Digamos, porém, que o meu amor dava-me asas para correr à livraria mais próxima de casa (nem a maior, nem a mais abastecida), chegando antes que a moça pudesse ver os últimos lançamentos e constatar que nada havia de estranho no meu pedido.
A “ignorança” de Manoel de Barros é a ignorância no momento em que ainda ignora si mesma. É ignorância em estado puro. Ela me carrega para Alberto Caeiro, como se eu fosse Dona Flor. É inevitável. Caeiro dizia: “a única inocência é não pensar”. Penso, logo... ignorar é uma espécie de oásis para a caravana das almas curiosas.
Ignorar exige árduo aprendizado, requer sensibilidade para intuir quando estamos diante de algo desconhecido. Cobra-nos humildade.

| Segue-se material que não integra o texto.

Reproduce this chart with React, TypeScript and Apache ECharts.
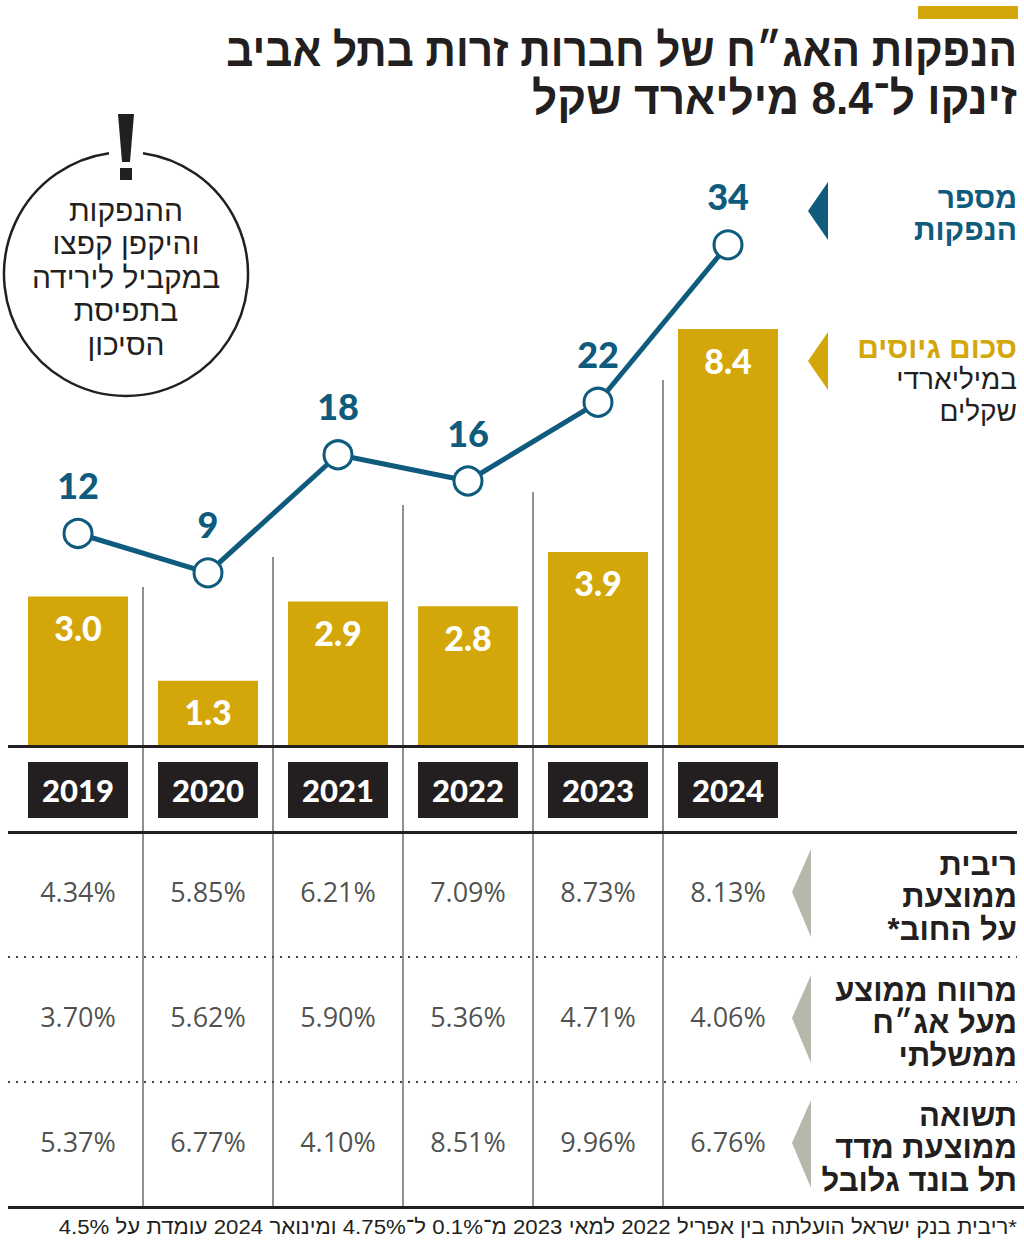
import React, { useEffect, useRef } from 'react';
import * as echarts from 'echarts';

const years = ['2019', '2020', '2021', '2022', '2023', '2024'];
const amounts = [3.0, 1.3, 2.9, 2.8, 3.9, 8.4];
const issues = [12, 9, 18, 16, 22, 34];
const avgRate = [4.34, 5.85, 6.21, 7.09, 8.73, 8.13];
const spread = [3.7, 5.62, 5.9, 5.36, 4.71, 4.06];
const bondReturn = [5.37, 6.77, 4.1, 8.51, 9.96, 6.76];
const rowKeys = ['rate', 'spread', 'return'];
const titleLines = ['הנפקות האג״ח של חברות זרות בתל אביב', 'זינקו ל־8.4 מיליארד שקל'];
const noteLines = ['ההנפקות', 'והיקפן קפצו', 'במקביל לירידה', 'בתפיסת', 'הסיכון'];
const rowLabels = [
  ['ריבית', 'ממוצעת', 'על החוב*'],
  ['מרווח ממוצע', 'מעל אג״ח', 'ממשלתי'],
  ['תשואה', 'ממוצעת מדד', 'תל בונד גלובל'],
];
const legendIssues = ['מספר', 'הנפקות'];
const legendAmount = 'סכום גיוסים';
const legendAmountSub = ['במיליארדי', 'שקלים'];
const footnote = '*ריבית בנק ישראל הועלתה בין אפריל 2022 למאי 2023 מ־0.1% ל־4.75% ומינואר 2024 עומדת על 4.5%';

const GOLD = '#D3A70A';
const BLUE = '#0F5B7D';
const DARK = '#231F20';
const GRAY = '#B7B8AC';
const HEB = "'Liberation Sans', 'DejaVu Sans', sans-serif";
const NUM = "Lato, 'Open Sans', sans-serif";

const rtl = (s: string) => '\u202B' + s + '\u202C';

function heText(text: string, x: number, y: number, size: number, weight: string, color: string, align = 'right', scaleX = 1): any {
  return {
    type: 'text',
    x,
    y,
    scaleX,
    z: 10,
    style: {
      text: rtl(text),
      fill: color,
      fontSize: size,
      fontWeight: weight,
      fontFamily: HEB,
      textAlign: align,
      textVerticalAlign: 'middle',
    },
  };
}

export default function App() {
  const ref = useRef<HTMLDivElement>(null);
  useEffect(() => {
    if (!ref.current) return;
    const chart = echarts.init(ref.current, null, { renderer: 'svg' });

    const tableRows = [avgRate, spread, bondReturn];
    const tableData: any[] = [];
    tableRows.forEach((arr, r) => arr.forEach((v, i) => tableData.push([i, r, v])));

    const graphics: any[] = [];
    // top gold bar
    graphics.push({ type: 'rect', shape: { x: 918, y: 6, width: 100, height: 13 }, style: { fill: GOLD } });
    // title
    graphics.push(heText(titleLines[0], 1017, 50, 46, 'bold', DARK, 'right', 0.92));
    graphics.push(heText(titleLines[1], 1017, 98, 46, 'bold', DARK, 'right', 0.96));

    // legend
    graphics.push({ type: 'polygon', shape: { points: [[808, 211], [828, 182], [828, 240]] }, style: { fill: BLUE } });
    graphics.push(heText(legendIssues[0], 1017, 197, 30, 'bold', BLUE));
    graphics.push(heText(legendIssues[1], 1017, 229, 30, 'bold', BLUE));
    graphics.push({ type: 'polygon', shape: { points: [[808, 361], [828, 332], [828, 390]] }, style: { fill: GOLD } });
    graphics.push(heText(legendAmount, 1017, 347, 30, 'bold', GOLD));
    graphics.push(heText(legendAmountSub[0], 1017, 379, 28, 'normal', DARK));
    graphics.push(heText(legendAmountSub[1], 1017, 411, 28, 'normal', DARK));

    // note circle
    graphics.push({
      type: 'arc',
      shape: { cx: 126, cy: 274, r: 122, startAngle: -Math.PI / 2 + 0.14, endAngle: Math.PI * 1.5 - 0.14, clockwise: true },
      style: { stroke: DARK, lineWidth: 2.5, fill: null },
    });
    graphics.push({ type: 'polygon', shape: { points: [[118, 114], [134, 114], [130, 162], [122, 162]] }, style: { fill: DARK } });
    graphics.push({ type: 'rect', shape: { x: 120, y: 168, width: 12, height: 12 }, style: { fill: DARK } });
    noteLines.forEach((t, i) => graphics.push(heText(t, 126, 210 + i * 33.5, 30, 'normal', DARK, 'center')));

    // vertical separators
    const sepTops = [587, 557, 505, 492, 380];
    sepTops.forEach((top, k) => {
      const x = 13 + 130 * (k + 1);
      graphics.push({ type: 'line', shape: { x1: x, y1: top, x2: x, y2: 1207 }, style: { stroke: '#555', lineWidth: 1.3 } });
    });

    // horizontal rules
    graphics.push({ type: 'line', z: 5, shape: { x1: 8, y1: 746.5, x2: 1024, y2: 746.5 }, style: { stroke: DARK, lineWidth: 3 } });
    graphics.push({ type: 'line', shape: { x1: 8, y1: 832.5, x2: 1017, y2: 832.5 }, style: { stroke: DARK, lineWidth: 3 } });
    graphics.push({ type: 'line', shape: { x1: 8, y1: 1207.5, x2: 1024, y2: 1207.5 }, style: { stroke: DARK, lineWidth: 3 } });
    [957, 1082].forEach((y) =>
      graphics.push({ type: 'line', shape: { x1: 8, y1: y, x2: 1017, y2: y }, style: { stroke: '#444', lineWidth: 2, lineDash: [2, 6] } })
    );

    // row labels + gray triangles
    const rowTips = [892, 1018, 1143];
    rowLabels.forEach((lines, r) => {
      const tip = rowTips[r];
      graphics.push({ type: 'polygon', shape: { points: [[792, tip], [811, tip - 43], [811, tip + 45]] }, style: { fill: GRAY } });
      lines.forEach((t, j) => graphics.push(heText(t, 1017, tip - 28 + j * 32.5, 31, 'bold', DARK)));
    });

    // footnote
    graphics.push(heText(footnote, 1017, 1227, 21, 'normal', DARK, 'right', 1.06));

    chart.setOption({
      animation: false,
      backgroundColor: '#fff',
      grid: [
        { left: 13, width: 780, top: 230, height: 515 },
        { left: 13, width: 780, top: 829, height: 375 },
      ],
      xAxis: [
        {
          type: 'category',
          gridIndex: 0,
          data: years,
          axisLine: { show: false },
          axisTick: { show: false },
          splitLine: { show: false },
          axisLabel: {
            color: '#fff',
            fontSize: 31,
            fontWeight: 900,
            fontFamily: NUM,
            backgroundColor: DARK,
            width: 100,
            height: 56,
            lineHeight: 56,
            align: 'center',
            margin: 17,
          },
        },
        { type: 'category', gridIndex: 1, data: years, show: false },
      ],
      yAxis: [
        { type: 'value', gridIndex: 0, min: 0, max: 10.4, show: false },
        { type: 'value', gridIndex: 0, min: -4.12, max: 35.13, show: false },
        { type: 'category', gridIndex: 1, data: rowKeys, inverse: true, show: false },
      ],
      series: [
        {
          type: 'bar',
          xAxisIndex: 0,
          yAxisIndex: 0,
          data: amounts,
          barWidth: 100,
          itemStyle: { color: GOLD },
          label: {
            show: true,
            position: 'insideTop',
            distance: 14,
            formatter: (p: any) => Number(p.value).toFixed(1),
            color: '#fff',
            fontSize: 34,
            fontWeight: 900,
            fontFamily: NUM,
          },
        },
        {
          type: 'line',
          xAxisIndex: 0,
          yAxisIndex: 1,
          data: issues,
          symbol: 'circle',
          symbolSize: 28,
          lineStyle: { color: BLUE, width: 5 },
          itemStyle: { color: '#fff', borderColor: BLUE, borderWidth: 3 },
          label: {
            show: true,
            position: 'top',
            distance: 15,
            color: BLUE,
            fontSize: 36,
            fontWeight: 900,
            fontFamily: NUM,
          },
          z: 4,
        },
        {
          type: 'scatter',
          xAxisIndex: 1,
          yAxisIndex: 2,
          data: tableData,
          symbolSize: 1,
          itemStyle: { color: 'rgba(0,0,0,0)' },
          label: {
            show: true,
            position: 'inside',
            formatter: (p: any) => Number(p.value[2]).toFixed(2) + '%',
            color: DARK,
            fontSize: 27,
            fontFamily: "'Open Sans', 'Noto Sans', sans-serif",
          },
        },
      ],
      graphic: graphics,
    });
    return () => chart.dispose();
  }, []);
  return <div ref={ref} style={{ position: 'absolute', left: 0, top: 0, width: 1024, height: 1245 }} />;
}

A palavra faca, por exemplo. Esse termo que dispensa escola e teorias, que nos acompanha diariamente. Esse termo era desconhecido para mim. Só recentemente descobri que a acepção foi incorporada ao português na aurora do nosso esplendor gramatical e tem paternidade muito controversa, do crível latim, passando pelos convincentes inglês e árabe, até as pouco prováveis origens do banto, sudanês ou francês, este por assimilação fonética. Quem ignora precisa buscar respostas: bendita ignorância que desfamiliariza o que parecera até então igual a si mesmo na sua função ordinária!
Mas não falta quem se coloque do outro lado, usando a ignorância alheia como um punhal. Tenho aversão a essas posturas. Confesso publicamente desconhecer o sentido de muitos jargões e sempre irei perder as disputas com meus pares, prontos a pedir à minha memória o preciso conceito e uso de estandarte, padrão e outras palavras ainda mais esdrúxulas. Curvo-me a seu poder, como a costureira curva-se aos pés de uma baronesa. Recolho meus alfinetes e aguardo o dia em que darei o ponto entre as palavras, farei babados e plissês. Escreverei a vida secreta do linguajar vulgar.
Os verdadeiros ignorantes têm essa vantagem: uma vida inteira pela frente. E sempre terão, enquanto a língua for, como de fato é, viva.